The  Imitation  Game
2018

The Gem Bethel, ME

with

Paul Gies

Associate Professor of Mathematics, University of Maine Farmington

The Imitation Game— Thinking in code: Alan Turing and the Enigma Machine

Mathematician Paul Gies discusses the cryptographic genius and accomplishments of famed mathematician, code-breaker, and ur-computer-scientist Alan Turing.

The Gem Bethel, ME

Film Synopsis

During World War II, mathematician Alan Turing tries to crack the enigma code with help from fellow mathematicians.

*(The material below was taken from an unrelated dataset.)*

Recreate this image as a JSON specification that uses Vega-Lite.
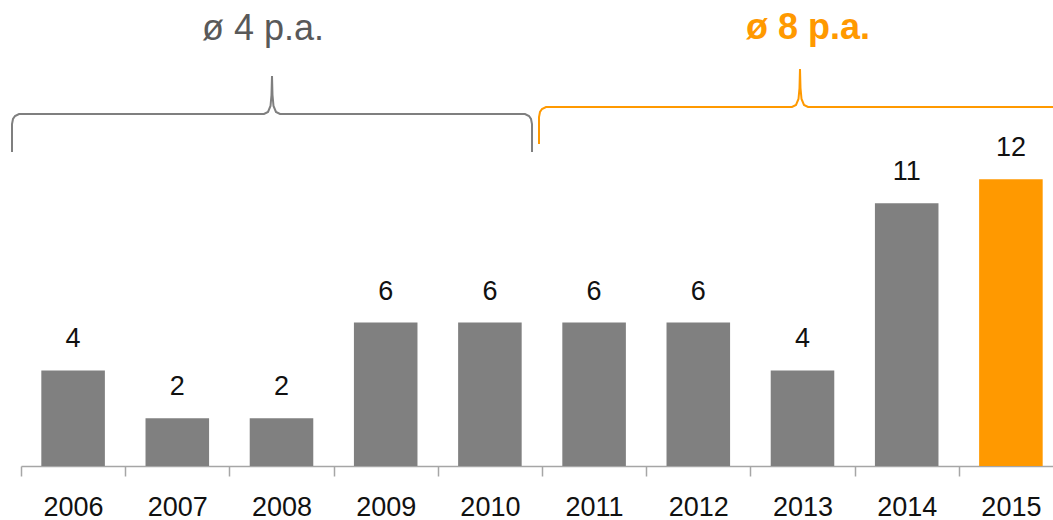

Told via flashback, The Imitation Game tracks the young, brilliant, and socially awkward mathematician Alan Turing (Benedict Cumberbatch) in the early days of World War II as he applies for a top-secret position tasked with decoding the “unbreakable” Nazi cipher machine called Enigma, used to encrypt all military radio transmissions. Turing's team, including Joan Clarke (Keira Knightley), analyzes Enigma messages while he builds a machine to decipher them. His work was famously labeled by Winston Churchill as “the greatest single contribution to victory.” But after the war he suffered great personal and professional turmoil, as he dealt with his homosexuality in a time when it was illegal. The film was nominated in eight Academy Awards, including Best Picture, Best Director, Best Actor, and Best Supporting Actress. It won for Best Adapted Screenplay.

About the Speaker

Paul J. Gies likes to say that while he was not actually born on Pluto, his home asteroid was destroyed by Zerkons. He also likes to say that after receiving his English degree from Iowa, and working for 10 years, he applied for graduate school in English, but evidently he put down the wrong code number and ended up in mathematics. Every time he went to change it, the line was too long, so at last Gies found it easier simply to write a thesis in math. It's easier than trying to explain how a child of a math-phobic father and a medieval historian mother, born in Connecticut, wound up with a bachelor's degree in English from Iowa and a math PhD from Illinois, and found a job teaching in Maine. The truth is that the job announcement from UMF looked too good to be true; the job turned out to be even better than it had looked; and that once there, he realized he was in the right place to teach, to mentor students, and to write, write, write.